**** DATASET EXCERPT ****

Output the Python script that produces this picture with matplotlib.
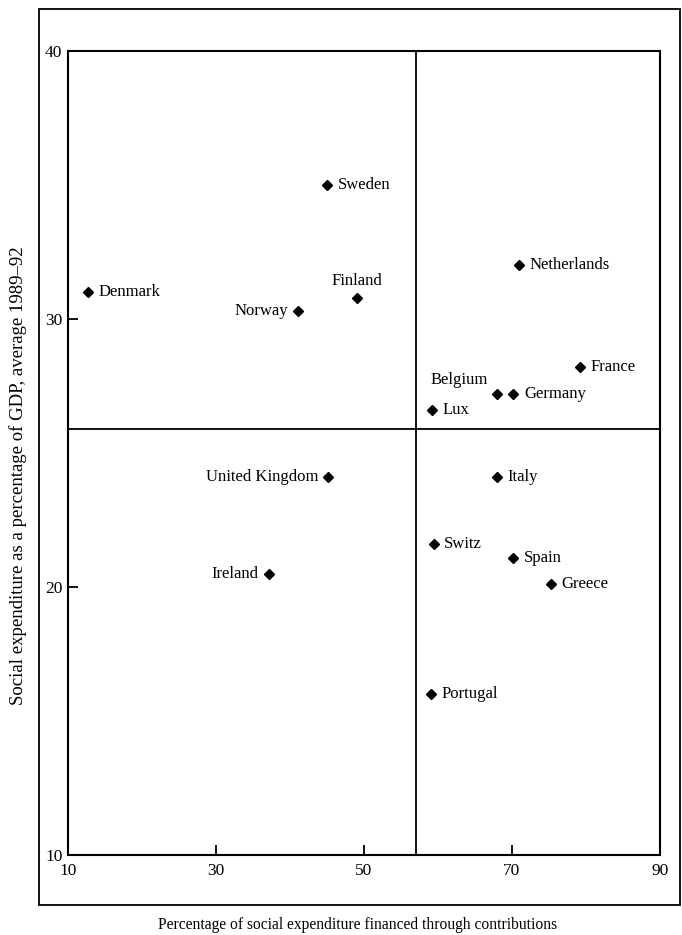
import matplotlib.pyplot as plt
from matplotlib.patches import Rectangle

plt.rcParams['font.family'] = ['Liberation Serif', 'DejaVu Serif']

countries = ['Denmark', 'Sweden', 'Norway', 'Finland', 'Netherlands', 'France',
             'Belgium', 'Germany', 'Lux', 'United Kingdom', 'Italy', 'Switz',
             'Spain', 'Greece', 'Ireland', 'Portugal']
contrib = [12.7, 45.0, 41.1, 49.1, 71.0, 79.2, 68.0, 70.2, 59.2, 45.2, 68.0,
           59.4, 70.2, 75.3, 37.2, 59.1]
spending = [31.0, 35.0, 30.3, 30.8, 32.0, 28.2, 27.2, 27.2, 26.6, 24.1, 24.1,
            21.6, 21.1, 20.1, 20.5, 16.0]
# where the label sits relative to the marker
label_pos = ['right', 'right', 'left', 'above', 'right', 'right', 'aboveleft',
             'right', 'right', 'left', 'right', 'right', 'right', 'right',
             'left', 'right']

x_split = 57.0
y_split = 25.9

fig = plt.figure(figsize=(6.82, 9.35), dpi=100)
ax = fig.add_axes([68 / 682, 1 - 855 / 935, 592 / 682, 804 / 935])

ax.plot(contrib, spending, 'D', color='black', markersize=5.5, linestyle='none')

fs = 12
for name, x, y, pos in zip(countries, contrib, spending, label_pos):
    if pos == 'right':
        ax.annotate(name, (x, y), xytext=(7.5, 0), textcoords='offset points',
                    ha='left', va='center', fontsize=fs)
    elif pos == 'left':
        ax.annotate(name, (x, y), xytext=(-7.5, 0), textcoords='offset points',
                    ha='right', va='center', fontsize=fs)
    elif pos == 'above':
        ax.annotate(name, (x, y), xytext=(0, 6), textcoords='offset points',
                    ha='center', va='bottom', fontsize=fs)
    else:
        ax.annotate(name, (x, y), xytext=(-7, 4), textcoords='offset points',
                    ha='right', va='bottom', fontsize=fs)

ax.axvline(x_split, color='black', linewidth=1.3)
ax.axhline(y_split, color='black', linewidth=1.3)

ax.set_xlim(10, 90)
ax.set_ylim(10, 40)
ax.set_xticks([10, 30, 50, 70, 90])
ax.set_yticks([10, 20, 30, 40])
ax.tick_params(direction='in', length=7, width=1.3, labelsize=12.5)
ax.tick_params(axis='x', pad=6)
ax.tick_params(axis='y', pad=4)
for s in ax.spines.values():
    s.set_linewidth(1.5)

fig.text(358 / 682, 1 - 925 / 935,
         'Percentage of social expenditure financed through contributions',
         ha='center', va='center', fontsize=11.2)
fig.text(18 / 682, 1 - 476 / 935,
         'Social expenditure as a percentage of GDP, average 1989\u201392',
         ha='center', va='center', rotation=90, fontsize=13.5)

fig.patches.append(Rectangle((39 / 682, 1 - 905 / 935), 641 / 682, 896 / 935,
                             transform=fig.transFigure, fill=False,
                             edgecolor='black', linewidth=1.3))

fig.savefig('out.png', dpi=100)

****

Repeat the lines of the listing above verbatim, beginning at its first line and ending at the line containing "ax.axhline(y_split, color='black', linewidth=1.3)", which is included. Omit pictures.

--- RESULT OF THIS TASK ---
Output the Python script that produces this picture with matplotlib.
import matplotlib.pyplot as plt
from matplotlib.patches import Rectangle

plt.rcParams['font.family'] = ['Liberation Serif', 'DejaVu Serif']

countries = ['Denmark', 'Sweden', 'Norway', 'Finland', 'Netherlands', 'France',
             'Belgium', 'Germany', 'Lux', 'United Kingdom', 'Italy', 'Switz',
             'Spain', 'Greece', 'Ireland', 'Portugal']
contrib = [12.7, 45.0, 41.1, 49.1, 71.0, 79.2, 68.0, 70.2, 59.2, 45.2, 68.0,
           59.4, 70.2, 75.3, 37.2, 59.1]
spending = [31.0, 35.0, 30.3, 30.8, 32.0, 28.2, 27.2, 27.2, 26.6, 24.1, 24.1,
            21.6, 21.1, 20.1, 20.5, 16.0]
# where the label sits relative to the marker
label_pos = ['right', 'right', 'left', 'above', 'right', 'right', 'aboveleft',
             'right', 'right', 'left', 'right', 'right', 'right', 'right',
             'left', 'right']

x_split = 57.0
y_split = 25.9

fig = plt.figure(figsize=(6.82, 9.35), dpi=100)
ax = fig.add_axes([68 / 682, 1 - 855 / 935, 592 / 682, 804 / 935])

ax.plot(contrib, spending, 'D', color='black', markersize=5.5, linestyle='none')

fs = 12
for name, x, y, pos in zip(countries, contrib, spending, label_pos):
    if pos == 'right':
        ax.annotate(name, (x, y), xytext=(7.5, 0), textcoords='offset points',
                    ha='left', va='center', fontsize=fs)
    elif pos == 'left':
        ax.annotate(name, (x, y), xytext=(-7.5, 0), textcoords='offset points',
                    ha='right', va='center', fontsize=fs)
    elif pos == 'above':
        ax.annotate(name, (x, y), xytext=(0, 6), textcoords='offset points',
                    ha='center', va='bottom', fontsize=fs)
    else:
        ax.annotate(name, (x, y), xytext=(-7, 4), textcoords='offset points',
                    ha='right', va='bottom', fontsize=fs)

ax.axvline(x_split, color='black', linewidth=1.3)
ax.axhline(y_split, color='black', linewidth=1.3)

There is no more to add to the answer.